I accept that the Secretary of State is not an ogre. However, as the head of a great steel industry he is a total disaster. I do not call him an ogre, but I describe him as a kind of Count Dracula. His leadership of the steel industry is as inappropriate as putting Count Dracula in charge of a local blood transfusion service. There is no doubt that his appointment is a bad one for the British steel industry.
I did not agree with much of what the hon. Member for Brigg and Scunthorpe (Mr. Brown) said, nor did I agree with some of the remarks of the hon. Member for New Forest (Mr. McNair-Wilson). The latter hon. Gentleman made an eloquent and informed speech. It was interesting that he was defensive in his remarks on the commanding heights. Aneurin Bevan once said that
Remote control is the consequence of bigness, not of the nature of ownership.
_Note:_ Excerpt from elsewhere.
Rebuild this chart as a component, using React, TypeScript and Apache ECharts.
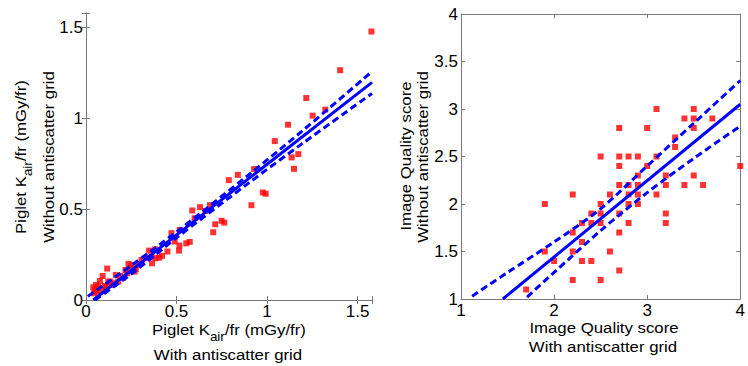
import React, { useEffect, useRef } from "react";
import * as echarts from "echarts";

// Left panel: Piglet Kair/fr with grid (x) vs without grid (y)
const pigletPoints: [number, number][] = [
  [1.577, 1.478], [1.404, 1.265], [1.217, 1.112], [1.252, 1.015], [1.322, 1.048],
  [1.116, 0.965], [1.043, 0.875], [1.136, 0.785], [1.173, 0.803], [1.149, 0.722],
  [0.929, 0.721], [0.914, 0.522], [0.977, 0.592], [0.993, 0.585], [0.789, 0.66],
  [0.839, 0.689], [0.685, 0.522], [0.63, 0.511], [0.587, 0.493], [0.714, 0.417],
  [0.749, 0.436], [0.764, 0.426], [0.703, 0.373], [0.573, 0.32], [0.554, 0.312],
  [0.518, 0.386], [0.516, 0.3], [0.514, 0.272], [0.49, 0.322], [0.472, 0.368],
  [0.45, 0.267], [0.42, 0.243], [0.404, 0.233], [0.382, 0.279], [0.384, 0.23],
  [0.365, 0.202], [0.362, 0.239], [0.349, 0.272], [0.307, 0.22], [0.285, 0.193],
  [0.275, 0.169], [0.268, 0.156], [0.252, 0.193], [0.246, 0.175], [0.228, 0.147],
  [0.218, 0.165], [0.206, 0.123], [0.189, 0.132], [0.165, 0.138], [0.156, 0.092],
  [0.141, 0.083], [0.117, 0.173], [0.123, 0.101], [0.105, 0.077], [0.092, 0.132],
  [0.077, 0.105], [0.068, 0.074], [0.055, 0.083], [0.05, 0.055], [0.04, 0.07],
  [0.044, 0.037], [0.062, 0.046], [0.086, 0.055], [0.11, 0.07], [0.134, 0.101],
  [0.178, 0.101], [0.235, 0.199], [0.329, 0.23], [0.6, 0.45], [0.66, 0.49],
];
const pigletFit: [number, number][] = [[0.04, 0], [1.58, 1.198]];
const pigletUpper: [number, number][] = [
  [0.01, 0.02], [0.25, 0.19], [0.5, 0.375], [0.9, 0.69], [1.2, 0.935], [1.58, 1.258],
];
const pigletLower: [number, number][] = [
  [0.05, 0], [0.25, 0.143], [0.5, 0.342], [0.9, 0.645], [1.2, 0.865], [1.58, 1.137],
];

// Right panel: Image quality score with grid (x) vs without grid (y)
const iqPoints: [number, number][] = [
  [1.7, 1.1], [1.9, 2.0], [1.9, 1.5], [2.0, 1.4], [2.2, 2.1], [2.2, 1.7], [2.2, 1.5],
  [2.2, 1.2], [2.3, 1.8], [2.3, 1.6], [2.3, 1.4], [2.4, 1.9], [2.4, 1.8], [2.4, 1.4],
  [2.5, 2.5], [2.5, 2.0], [2.5, 1.9], [2.5, 1.8], [2.5, 1.2], [2.6, 2.1], [2.6, 1.5],
  [2.7, 2.8], [2.7, 2.5], [2.7, 2.4], [2.7, 2.2], [2.7, 1.9], [2.7, 1.7], [2.7, 1.3],
  [2.8, 2.5], [2.8, 2.2], [2.8, 2.1], [2.8, 2.0], [2.8, 1.8], [2.9, 2.5], [2.9, 2.3],
  [2.9, 2.2], [2.9, 2.1], [2.9, 2.0], [3.0, 2.8], [3.0, 2.4], [3.1, 3.0], [3.1, 2.5],
  [3.1, 2.1], [3.2, 2.3], [3.2, 2.2], [3.2, 1.9], [3.2, 1.8], [3.3, 2.7], [3.3, 2.6],
  [3.4, 2.9], [3.4, 2.2], [3.5, 3.0], [3.5, 2.9], [3.5, 2.8], [3.5, 2.3], [3.6, 2.2],
  [3.7, 2.9], [4.0, 2.4],
];
const iqFit: [number, number][] = [[1.45, 1.0], [4.0, 3.05]];
const iqUpper: [number, number][] = [
  [1.12, 1.03], [1.5, 1.28], [2.0, 1.6], [2.5, 1.95], [3.0, 2.4], [3.5, 2.85], [4.0, 3.3],
];
const iqLower: [number, number][] = [
  [1.71, 1.02], [2.0, 1.28], [2.5, 1.72], [3.0, 2.12], [3.5, 2.48], [4.0, 2.82],
];

const leftTicks = [0, 0.5, 1, 1.5];

const FONT = "'Liberation Sans', Arial, sans-serif";
const BOX = "#7a7a7a";

function axisBase(show: boolean) {
  return {
    type: "value" as const,
    axisLine: { show: true, lineStyle: { color: BOX, width: 1 } },
    axisTick: { show: true, inside: true, length: 4, lineStyle: { color: BOX } },
    splitLine: { show: false },
    axisLabel: {
      show,
      color: "#000",
      fontSize: 17,
      fontFamily: FONT,
      margin: 3,
    },
  };
}

export default function App() {
  const ref = useRef<HTMLDivElement>(null);
  useEffect(() => {
    if (!ref.current) return;
    const chart = echarts.init(ref.current, undefined, { renderer: "svg" });
    const leftFmt = (v: number) =>
      leftTicks.some((t) => Math.abs(t - v) < 1e-6) ? String(v) : "";
    const line = (data: [number, number][], xi: number, dashed: boolean) => ({
      type: "line",
      xAxisIndex: xi,
      yAxisIndex: xi,
      data,
      showSymbol: false,
      symbol: "none",
      smooth: dashed ? 0.3 : false,
      clip: true,
      z: 3,
      lineStyle: { color: "#0000ff", width: 3, type: dashed ? [7, 4] : "solid" },
    });
    const sub = {
      n: { fontSize: 15, lineHeight: 25, fontFamily: FONT, fill: "#000" },
      s: { fontSize: 12, lineHeight: 12, fontFamily: FONT, verticalAlign: "bottom", fill: "#000" },
    };
    const txt = (text: string, x: number, y: number, rot: number, rich?: any) => ({
      type: "text",
      x,
      y,
      rotation: rot,
      scaleX: 1.12,
      style: {
        text,
        rich,
        fill: "#000",
        fontSize: 15,
        fontFamily: FONT,
        align: "center",
        verticalAlign: "middle",
      },
    });
    chart.setOption({
      animation: false,
      grid: [
        { left: 86, top: 13, width: 286, height: 287 },
        { left: 461, top: 14, width: 285, height: 285 },
      ],
      xAxis: [
        { ...axisBase(true), gridIndex: 0, min: 0, max: 1.58, interval: 0.5, position: "bottom",
          axisLabel: { ...axisBase(true).axisLabel, formatter: leftFmt } },
        { ...axisBase(true), gridIndex: 1, min: 1, max: 4, interval: 1, position: "bottom" },
        { ...axisBase(false), gridIndex: 0, min: 0, max: 1.58, interval: 0.5, position: "top" },
        { ...axisBase(false), gridIndex: 1, min: 1, max: 4, interval: 1, position: "top" },
      ],
      yAxis: [
        { ...axisBase(true), gridIndex: 0, min: 0, max: 1.58, interval: 0.5, position: "left",
          axisLabel: { ...axisBase(true).axisLabel, formatter: leftFmt } },
        { ...axisBase(true), gridIndex: 1, min: 1, max: 4, interval: 0.5, position: "left" },
        { ...axisBase(false), gridIndex: 0, min: 0, max: 1.58, interval: 0.5, position: "right" },
        { ...axisBase(false), gridIndex: 1, min: 1, max: 4, interval: 0.5, position: "right" },
      ],
      series: [
        {
          type: "scatter", xAxisIndex: 0, yAxisIndex: 0, data: pigletPoints,
          symbol: "rect", symbolSize: 6, itemStyle: { color: "#ff0000" }, z: 2,
        },
        line(pigletFit, 0, false),
        line(pigletUpper, 0, true),
        line(pigletLower, 0, true),
        {
          type: "scatter", xAxisIndex: 1, yAxisIndex: 1, data: iqPoints,
          symbol: "rect", symbolSize: 6, itemStyle: { color: "#ff0000" }, z: 2,
        },
        line(iqFit, 1, false),
        line(iqUpper, 1, true),
        line(iqLower, 1, true),
      ],
      graphic: [
        txt("{n|Piglet K}{s|air}{n|/fr (mGy/fr)}", 21, 157, Math.PI / 2, sub),
        txt("Without antiscatter grid", 49, 157, Math.PI / 2),
        txt("{n|Piglet K}{s|air}{n|/fr (mGy/fr)}", 229, 330, 0, sub),
        txt("With antiscatter grid", 228, 355, 0),
        txt("Image Quality score", 406, 156, Math.PI / 2),
        txt("Without antiscatter grid", 423, 157, Math.PI / 2),
        txt("Image Quality score", 604, 328, 0),
        txt("With antiscatter grid", 603, 347, 0),
      ],
    });
    return () => chart.dispose();
  }, []);
  return (
    <div
      ref={ref}
      style={{ position: "fixed", left: 0, top: 0, width: 748, height: 366, background: "#fff" }}
    />
  );
}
I took exception when the hon. Gentleman said that the men had to be bought out. They have not compaigned for eight years in Shotton and district to be bought out. On their behalf, I find that remark offensive. When the steel committee of the TUC goes to Steel House on Friday to meet the British Steel Corporation, it will not go there on its knees. That will certainly not be its approach with Mr. Bill Sirs leading it. It will not have buying out in mind.
Our steel industry is the bedrock of our economy. Nobody would deny that. There is a crisis of confidence in the industry that is largely of the Government's making. The Secretary of State pursues a highly controversial policy. The chairman of BSC is soon to leave. The work force is demoralised and angry, and their leaders moot a strike. Several steel communities move nearer to the brink of social and economic disaster. That is the background to the debate.
At the heart of the problems are the rigid cash limits. The policy of not funding BSC losses in 1980 means that the Corporation can move nearer to solvency only by closures. The "break even at all costs" policy is a foolish mirage. It will not be successful and will severely damage this seed corn industry. Hasty closures will guarantee more steel imports.
Is there an alternative explanation to the policy that is so rigidly adhered to by the Government? Is the policy designed entirely to secure early closures, in the knowledge that in the long term the policy is ruinous? When the closures are effected, the policy can be dumped. I disagree with that fundamental point of policy.
In the years that I have tried in the House to help the Shotton steelworkers, I have learnt that their leaders—both production and staff workers—are able men. All over Britain the steelworkers could make the industry a brilliant success. They could rescue the demoralised hulk of the Corporation. They should be given an ungrudging, decisive, meaningful and substantial role in the running of the industry. Ministers should seek to regain the confidence of the TUC steel committee. That means paying greater respect to the voice of experience in a cyclical and complicated industry. The Corporation should make greater efforts to tap the professional skills and insight of its middle management.
I sincerely hope that the Government will make even greater efforts to stem the damaging steel imports. We should fight for a bigger export market. We should not go for sudden closures. New plant and equipment should be run in very carefully. Some of the older plants could act as valuable balancing plants and an insurance against breakdown or delay as the newer plant comes on stream. The steel customers should receive a better deal. Perhaps we are neglecting them to some degree.
Largely speaking, North-East Wales and the North-West face the likelihood of becoming a steel desert—witness the closures at Irlam, Warrington, Workington and Mostyn, and, in the offing, if the Government and the Corporation have their way, at Shotton. Yet the North-West accounts for 8 per cent. of the United Kingdom domestic steel market. Within a 40-mile radius of Shotton there is an extremely heavy consumer presence. The North-West and the Midlands' markets are on Shotton's doorstep. Why obliterate an able producer and supplier? We have all heard of the domino effect.
Merseyside can ill afford the decimation of Deeside. My area must inevitably become a determined competitor with stricken Merseyside to obtain new jobs. I do not seek or wish for that. I fear that the legion of the Merseyside unemployed will be dealt a heavy blow for many years to come. The social consequences of putting so many so swiftly on the dole will damage the social fabric of the community that I represent.
In a modern industrial State, when was a proposal of that magnitude last performed? When were two such fearsome and awesome redundancy proposals as those at Shotton and Corby promulgated? These proposals are to be carried out at a time of widely forecast recession in the coming years. The Treasury Bench can say nothing that will alter the fact that at Shotton, Corby. Birkenhead, Liverpool and Greater Merseyside the outlook and the future hopes of the boys and girls leaving our comprehensive schools will be grim and miserable. Some will have to leave our areas to find work.
As a community, we face that with great sadness. We are not sure that the Treasury Bench is taking full account of that problem. I should like to see the door of No. 10 opened to a major deputation from Shotton. It has been officially predicted that in the late new year in the town of Flint the unemployment rate will rise as high as 31 per cent.